**What is required**
Extract the lines from the start through the line that holds "11.8, 12, 11.8];", both included, omitting all images.
— START Data excerpt —
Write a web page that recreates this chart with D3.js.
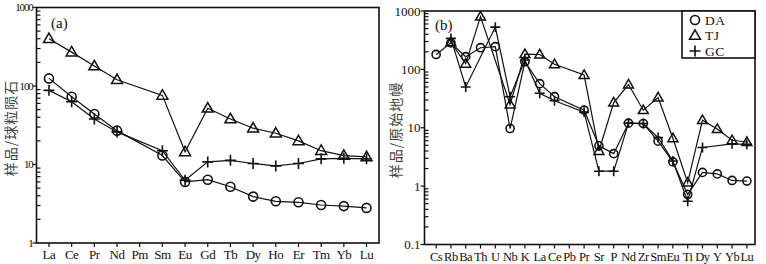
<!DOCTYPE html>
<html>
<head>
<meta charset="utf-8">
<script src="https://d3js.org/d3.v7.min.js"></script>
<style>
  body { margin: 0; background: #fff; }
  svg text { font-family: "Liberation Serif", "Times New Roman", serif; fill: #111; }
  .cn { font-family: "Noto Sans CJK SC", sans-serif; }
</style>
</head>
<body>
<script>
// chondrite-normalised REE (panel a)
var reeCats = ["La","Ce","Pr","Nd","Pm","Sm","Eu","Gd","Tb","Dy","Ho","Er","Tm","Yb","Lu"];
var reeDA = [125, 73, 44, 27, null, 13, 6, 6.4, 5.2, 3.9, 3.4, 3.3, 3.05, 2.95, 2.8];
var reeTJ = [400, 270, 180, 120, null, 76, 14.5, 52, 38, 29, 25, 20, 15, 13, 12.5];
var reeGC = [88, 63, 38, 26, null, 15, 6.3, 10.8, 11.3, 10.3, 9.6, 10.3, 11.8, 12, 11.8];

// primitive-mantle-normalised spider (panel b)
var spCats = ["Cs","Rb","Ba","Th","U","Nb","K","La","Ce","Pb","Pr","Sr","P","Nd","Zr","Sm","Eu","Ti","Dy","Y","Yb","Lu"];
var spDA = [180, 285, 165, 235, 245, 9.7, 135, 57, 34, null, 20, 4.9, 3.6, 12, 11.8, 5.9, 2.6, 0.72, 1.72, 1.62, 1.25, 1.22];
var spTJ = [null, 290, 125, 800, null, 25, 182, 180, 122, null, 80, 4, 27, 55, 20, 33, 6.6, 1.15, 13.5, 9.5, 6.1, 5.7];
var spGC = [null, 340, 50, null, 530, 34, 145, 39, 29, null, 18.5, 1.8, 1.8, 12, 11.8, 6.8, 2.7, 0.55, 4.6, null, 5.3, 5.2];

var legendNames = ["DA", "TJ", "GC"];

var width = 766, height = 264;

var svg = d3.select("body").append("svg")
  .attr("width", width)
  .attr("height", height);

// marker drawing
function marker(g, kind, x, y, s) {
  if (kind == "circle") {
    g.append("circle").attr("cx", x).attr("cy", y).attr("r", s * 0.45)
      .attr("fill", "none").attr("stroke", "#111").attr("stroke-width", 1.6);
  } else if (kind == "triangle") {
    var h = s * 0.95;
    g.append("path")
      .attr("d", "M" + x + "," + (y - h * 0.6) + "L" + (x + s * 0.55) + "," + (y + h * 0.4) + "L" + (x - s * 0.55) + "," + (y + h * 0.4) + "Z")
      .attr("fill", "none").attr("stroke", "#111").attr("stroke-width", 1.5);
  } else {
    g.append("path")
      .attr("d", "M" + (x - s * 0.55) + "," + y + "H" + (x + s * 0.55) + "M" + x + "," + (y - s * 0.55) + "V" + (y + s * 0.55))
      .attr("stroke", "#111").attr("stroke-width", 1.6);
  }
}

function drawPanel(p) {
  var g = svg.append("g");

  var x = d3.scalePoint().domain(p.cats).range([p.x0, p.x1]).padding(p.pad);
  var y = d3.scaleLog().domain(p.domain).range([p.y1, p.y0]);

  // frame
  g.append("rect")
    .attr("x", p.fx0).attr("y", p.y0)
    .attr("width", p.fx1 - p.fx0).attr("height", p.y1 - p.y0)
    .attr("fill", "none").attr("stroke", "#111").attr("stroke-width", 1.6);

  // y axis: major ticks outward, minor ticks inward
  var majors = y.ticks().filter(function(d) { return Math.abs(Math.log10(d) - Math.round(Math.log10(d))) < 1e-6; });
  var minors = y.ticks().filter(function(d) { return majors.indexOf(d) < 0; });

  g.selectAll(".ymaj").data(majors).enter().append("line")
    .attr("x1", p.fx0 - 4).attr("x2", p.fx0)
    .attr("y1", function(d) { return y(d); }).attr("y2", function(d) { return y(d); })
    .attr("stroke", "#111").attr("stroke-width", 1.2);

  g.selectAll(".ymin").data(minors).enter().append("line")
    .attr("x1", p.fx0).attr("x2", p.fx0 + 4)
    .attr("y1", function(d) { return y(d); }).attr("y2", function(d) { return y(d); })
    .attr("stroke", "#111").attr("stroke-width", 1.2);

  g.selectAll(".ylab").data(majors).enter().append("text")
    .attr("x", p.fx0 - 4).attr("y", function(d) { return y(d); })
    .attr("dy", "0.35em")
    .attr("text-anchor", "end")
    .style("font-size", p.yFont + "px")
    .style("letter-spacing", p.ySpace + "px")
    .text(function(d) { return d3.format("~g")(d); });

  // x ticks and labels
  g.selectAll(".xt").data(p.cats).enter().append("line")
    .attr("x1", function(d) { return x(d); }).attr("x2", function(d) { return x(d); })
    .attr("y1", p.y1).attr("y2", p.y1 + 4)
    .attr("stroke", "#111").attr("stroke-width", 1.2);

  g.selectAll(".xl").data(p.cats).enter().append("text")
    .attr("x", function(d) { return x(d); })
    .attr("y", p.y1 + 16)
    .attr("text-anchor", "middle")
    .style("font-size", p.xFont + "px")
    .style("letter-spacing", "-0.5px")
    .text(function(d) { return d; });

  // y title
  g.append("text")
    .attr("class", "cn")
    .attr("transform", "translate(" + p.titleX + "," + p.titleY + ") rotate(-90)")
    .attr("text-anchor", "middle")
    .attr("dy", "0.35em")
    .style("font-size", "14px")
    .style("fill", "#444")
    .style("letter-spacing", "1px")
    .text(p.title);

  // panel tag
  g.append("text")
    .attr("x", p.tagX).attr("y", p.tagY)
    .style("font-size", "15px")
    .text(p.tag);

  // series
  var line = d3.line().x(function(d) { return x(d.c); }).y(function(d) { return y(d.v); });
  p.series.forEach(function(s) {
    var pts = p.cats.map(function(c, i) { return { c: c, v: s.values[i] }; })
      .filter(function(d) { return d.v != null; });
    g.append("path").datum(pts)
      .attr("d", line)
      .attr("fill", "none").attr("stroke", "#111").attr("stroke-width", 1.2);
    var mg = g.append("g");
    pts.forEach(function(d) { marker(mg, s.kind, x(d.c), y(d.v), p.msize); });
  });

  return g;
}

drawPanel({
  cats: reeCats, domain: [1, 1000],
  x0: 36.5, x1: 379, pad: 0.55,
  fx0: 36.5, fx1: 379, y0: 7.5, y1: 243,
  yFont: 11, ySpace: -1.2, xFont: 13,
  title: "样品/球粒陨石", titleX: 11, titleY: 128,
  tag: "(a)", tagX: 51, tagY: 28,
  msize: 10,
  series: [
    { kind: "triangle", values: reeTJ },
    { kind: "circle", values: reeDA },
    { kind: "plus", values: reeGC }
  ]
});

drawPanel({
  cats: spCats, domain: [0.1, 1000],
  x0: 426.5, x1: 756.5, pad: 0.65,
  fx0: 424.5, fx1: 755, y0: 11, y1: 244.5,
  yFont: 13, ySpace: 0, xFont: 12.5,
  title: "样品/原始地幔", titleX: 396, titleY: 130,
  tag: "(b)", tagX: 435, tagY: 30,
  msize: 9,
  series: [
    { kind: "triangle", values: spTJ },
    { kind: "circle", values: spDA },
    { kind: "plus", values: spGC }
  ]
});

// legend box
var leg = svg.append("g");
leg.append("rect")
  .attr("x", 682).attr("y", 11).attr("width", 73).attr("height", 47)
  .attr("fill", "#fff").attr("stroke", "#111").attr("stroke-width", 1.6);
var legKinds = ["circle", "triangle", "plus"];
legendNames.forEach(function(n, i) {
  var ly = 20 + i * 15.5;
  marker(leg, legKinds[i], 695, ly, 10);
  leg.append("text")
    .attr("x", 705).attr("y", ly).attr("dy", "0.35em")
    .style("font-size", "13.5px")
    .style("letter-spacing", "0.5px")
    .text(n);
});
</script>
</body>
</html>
— END Data excerpt —
**Response to this exercise**
Write a web page that recreates this chart with D3.js.
<!DOCTYPE html>
<html>
<head>
<meta charset="utf-8">
<script src="https://d3js.org/d3.v7.min.js"></script>
<style>
  body { margin: 0; background: #fff; }
  svg text { font-family: "Liberation Serif", "Times New Roman", serif; fill: #111; }
  .cn { font-family: "Noto Sans CJK SC", sans-serif; }
</style>
</head>
<body>
<script>
// chondrite-normalised REE (panel a)
var reeCats = ["La","Ce","Pr","Nd","Pm","Sm","Eu","Gd","Tb","Dy","Ho","Er","Tm","Yb","Lu"];
var reeDA = [125, 73, 44, 27, null, 13, 6, 6.4, 5.2, 3.9, 3.4, 3.3, 3.05, 2.95, 2.8];
var reeTJ = [400, 270, 180, 120, null, 76, 14.5, 52, 38, 29, 25, 20, 15, 13, 12.5];
var reeGC = [88, 63, 38, 26, null, 15, 6.3, 10.8, 11.3, 10.3, 9.6, 10.3, 11.8, 12, 11.8];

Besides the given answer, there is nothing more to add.